The assumptions we make about what other people know causes immeasurable problems. Mortimer Adler presented in the 1950s an incredibly helpful concept, “the normative perspective.” If I stand in front of a class to deliver a talk, I have a view of the whole room. This view is “true,” it is “accurate,” it is “valid,” and it is “good,” but it is not universal. My view is unique. No one else is standing in my position, seeing what I am seeing. Each person has a valid, accurate, true, and good perspective — for them. The problem comes when we take a unique perspective and attempt to make it normative — to assume that everyone sees (or should) see the world from our perspective. We all tend to communicate from the normative perspective, assuming that other people will naturally and immediately see things as we see them, understand the wisdom of our view, and agree with the logic of our reasoning. When others don’t see the world as we see it, we wonder what’s wrong with them. No one knows what we know. No one else is aware of our thinking, reasoning, and logic. No one else processes information and ideas exactly the same way we do. To assume that others automatically understand our thinking is a road to chaos and conflict.

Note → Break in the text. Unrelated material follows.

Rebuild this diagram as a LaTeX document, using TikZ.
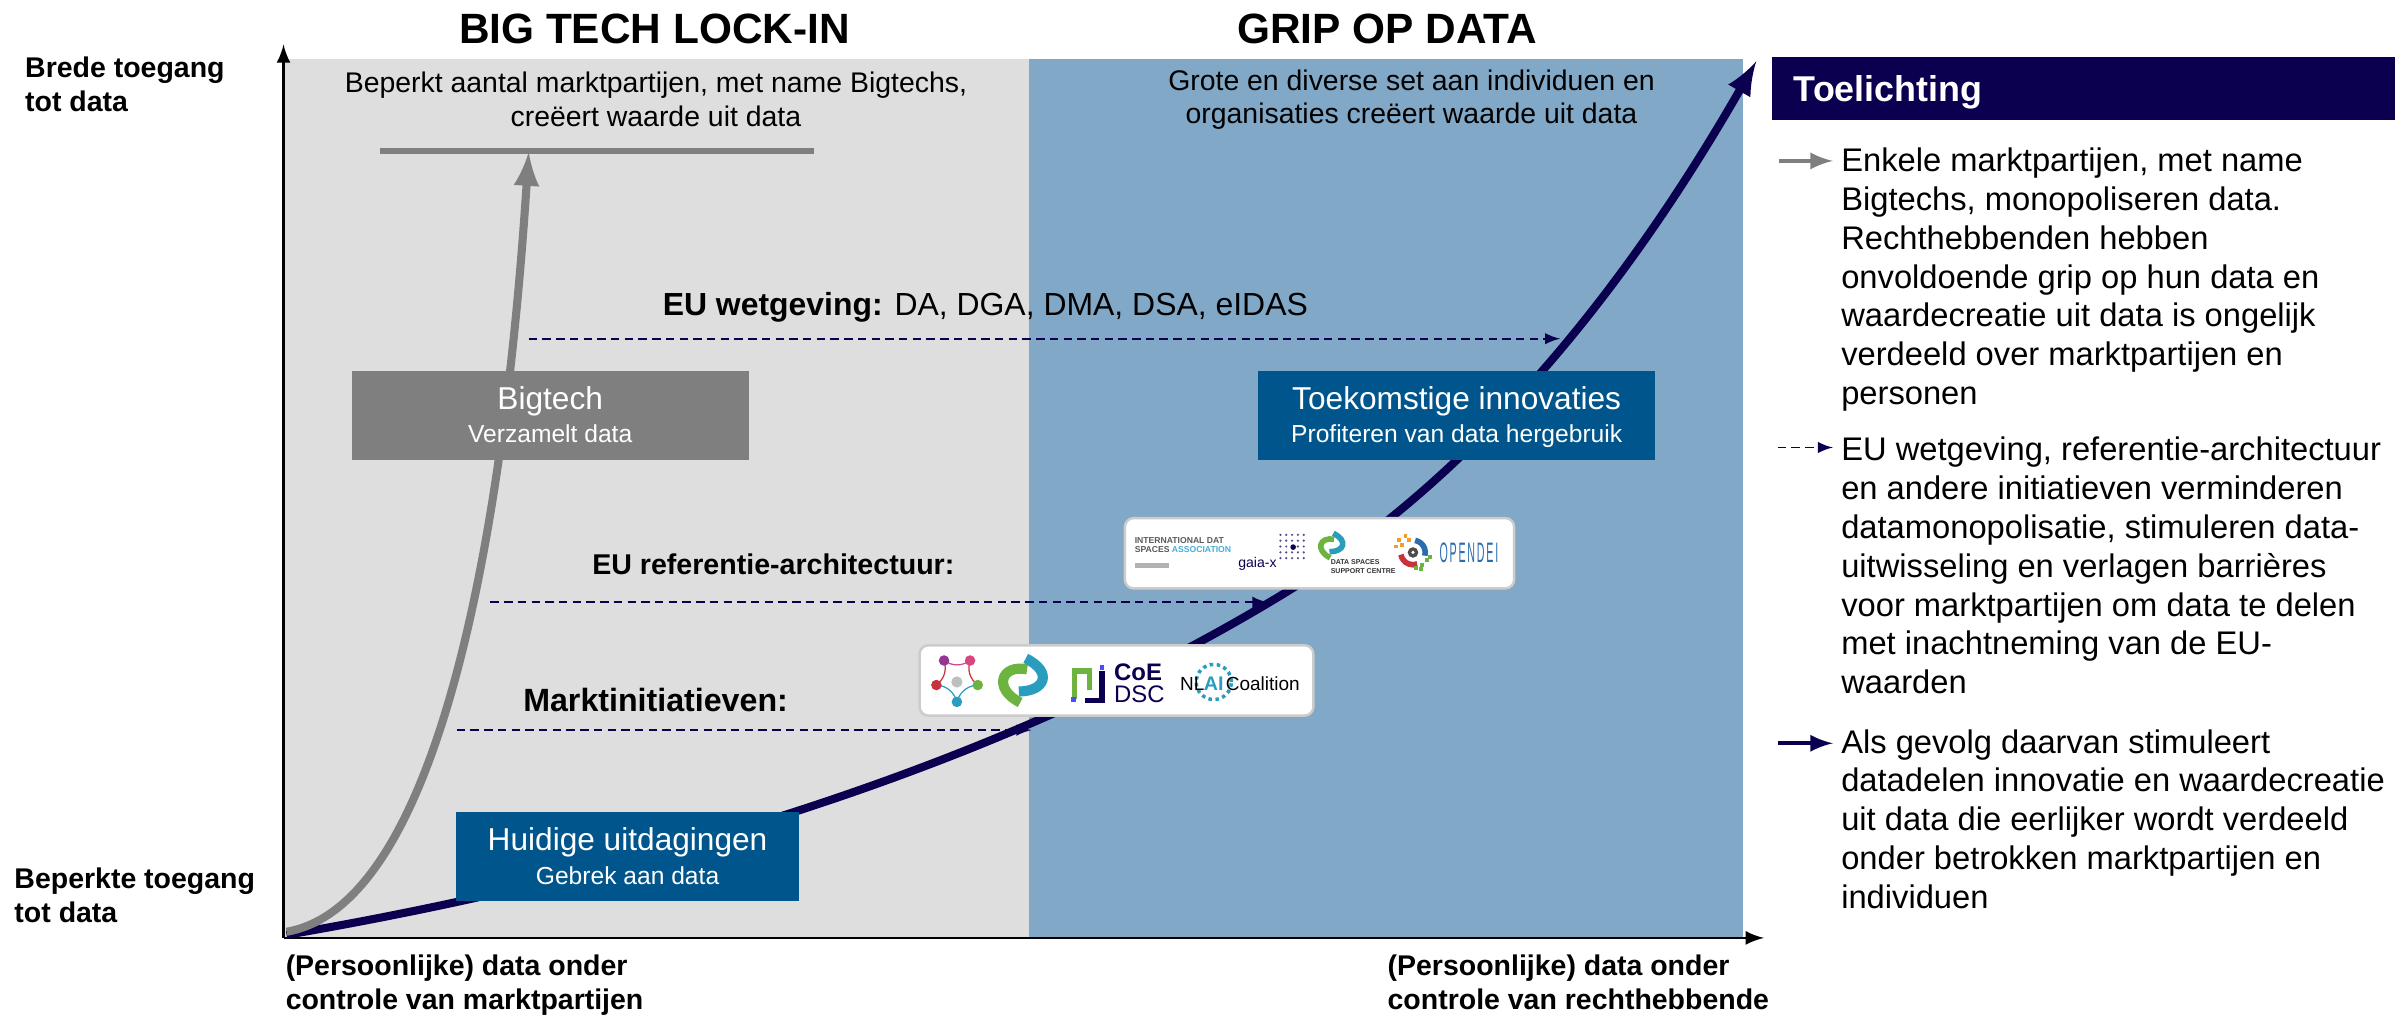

Good communication is art, not automatic. We need to work at improving the ways we communicate in the church. We need to adopt some simple guidelines to help us move forward. Some ideas that come to my mind are:
- everyone has a right to their opinion — we even have the right to be wrong
- no one defends a position they believe to be wrong or stupid
- we all have reasons for believing what we do
- good communication is about achieving understanding, not winning
- information is a tool, and like all tools we need to learn how to use it well
- taking time to understand is the essence of real communication
- asking as many questions as giving answers deepens communication
- finding out what people hear and what they think it means is as important as creating a message and transmitting it.
What have you found to be essential to effective communication?